I wondered if it is even appropriate to share what has been going on as I try to navigate life independently and without complete clarity of my future during these times of uncertainty. You see, I grieved the death of my marriage, and the dreams I was convinced were just around the corner. So I could say that 2021 was the worst year of my life. However, 2021 was the tragic entrance into a new life, fearful, lost, confused, and traumatized.
First, my sad entry was through the death of my marriage of thirty-nine years and the tragic death of my only son. The shock when awakened to my reality almost drove me insane. I willingly lived in hell because of the soul chains placed on me by my ancestors and kept locked in my prison through false beliefs, legalism, and the man I married who used Spiritual Abuse to keep me under his control. I was supposed to love, honor, and submit regardless of my heart’s cries because that was what a good Christian wife is supposed to do.
Religion was another tool used to solidify my soul chains. It took years and months to dispel, grieve, reframe, and recover from the brainwashing and trauma I endured with the help of my grown children, including my son when he was alive and now through his memory; my son was a source of strength and courage for me. My counselor worked with me for many years by teaching me how to reframe my false beliefs. The Lord says in the Bible, “My children are dying for lack of knowledge of Me.”
Education was critical to my escape in many forms. I would not have been able to do this alone. Also, I am continuing to establish solid boundaries for my safety and sanity from certain people in my life by staying in no contact because, like sponges, they sucked my very life out of me. The Bible also talks about these people who always say, give me, give me!” I am also limiting time with those who may cause harm unintentionally; with no judgment, I now know my limits and co-dependency traits—institutionalized like a lifetime prisoner who intentionally committed a crime to go back to a place of familiarity. I left several times and went back because it was familiar and more comfortable to live in the corner of the house than live in fear of the unknown.

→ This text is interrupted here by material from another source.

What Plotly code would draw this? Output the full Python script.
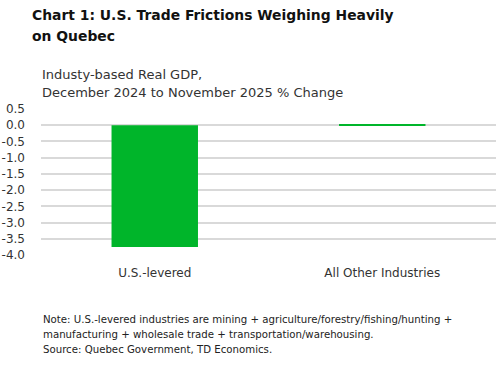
import plotly.graph_objects as go

categories = ["U.S.-levered", "All Other Industries"]
values = [-3.75, 0.04]
tick_vals = [0.5, 0.0, -0.5, -1.0, -1.5, -2.0, -2.5, -3.0, -3.5, -4.0]
tick_text = ["0.5", "0.0", "-0.5", "-1.0", "-1.5", "-2.0", "-2.5", "-3.0", "-3.5", "-4.0"]

title_lines = ["Chart 1: U.S. Trade Frictions Weighing Heavily", "on Quebec"]
subtitle_lines = ["Industy-based Real GDP,", "December 2024 to November 2025 % Change"]
note_lines = ["Note: U.S.-levered industries are mining + agriculture/forestry/fishing/hunting +",
              "manufacturing + wholesale trade + transportation/warehousing.",
              "Source: Quebec Government, TD Economics."]

FONT = "DejaVu Sans"
W, H = 496, 370
# plot area in window pixels: x 41..496, y 109..255
L, R, T = 41, 0, 109
B = H - 255

fig = go.Figure(go.Bar(x=categories, y=values,
                       marker=dict(color="#00B52A", line=dict(width=0)),
                       width=0.38))

pw = W - L - R
ph = H - T - B

def ax(p):  # window px -> paper x
    return (p - L) / pw

def ay(p):  # window px -> paper y
    return (H - B - p) / ph

fig.update_layout(
    width=W, height=H,
    margin=dict(l=L, r=R, t=T, b=B, pad=0, autoexpand=False),
    paper_bgcolor="white", plot_bgcolor="white",
    showlegend=False,
    font=dict(family=FONT, size=11, color="#222222"),
    xaxis=dict(showgrid=False, showline=False, ticks="", zeroline=False,
               automargin=False,
               tickfont=dict(family=FONT, size=12, color="#333333"),
               ticklabelstandoff=9, fixedrange=True),
    yaxis=dict(range=[-4.0, 0.5], tickvals=tick_vals, ticktext=tick_text,
               automargin=False,
               showgrid=True, gridcolor="#D9D9D9", gridwidth=1.5,
               zeroline=False, showline=False, ticks="",
               tickfont=dict(family=FONT, size=12, color="#333333"),
               ticklabelstandoff=15, fixedrange=True),
)

def add_line(text, x, yc, size, bold=False, color="#222222"):
    fig.add_annotation(text=f"<b>{text}</b>" if bold else text,
                       xref="paper", yref="paper", x=ax(x), y=ay(yc),
                       xanchor="left", yanchor="middle", align="left",
                       showarrow=False, borderpad=0,
                       font=dict(family=FONT, size=size, color=color))

for txt, yc in zip(title_lines, [15, 36]):
    add_line(txt, 31, yc, 13.9, bold=True, color="#111111")
for txt, yc in zip(subtitle_lines, [74, 92]):
    add_line(txt, 41, yc, 13, color="#333333")
for txt, yc in zip(note_lines, [319, 334, 349]):
    add_line(txt, 42, yc, 10.2, color="#222222")

fig.write_html("out.html", config={"displayModeBar": False},
               post_script="document.body.style.margin='0px';")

I have been working on my mental for a substantial amount of time, and the people who most impacted my journey were, and still are, my grown children, who have witnessed my struggles and encouraged me when they saw I was about to give up. On the other hand, my ex inspired me to press on for his selfish gain. Unbeknownst to me, he used my triggers to keep me locked up in My Beautiful Prison. I am sharing this with you now because I need your prayers and support. I need your prayers for protection because I don’t feel safe, and I am hoping no one else stays in this type of relationship as I have done. My loss was tremendous and unnecessary. I left the day after my graduation, and it was not my intention to do so; forced to leave because I thought my life was in danger. I feel I am constantly looking around as I manage my daily routines, and somehow he manages to stalk me through this site and others.
Nevertheless, I am trying to press forward on my Day’s Journey; some days are hard because I can’t see past the tears in my eyes from the loss of my son. Other days, anxiety crashes over me like a mighty wave when I am afraid for my life because of the stalking. Every day someone is dying inside because of the lies instilled in our lives and the lives of our children. We also inenvertally put soul chains on our children through our ignorance by telling them what God hates more than His love for them.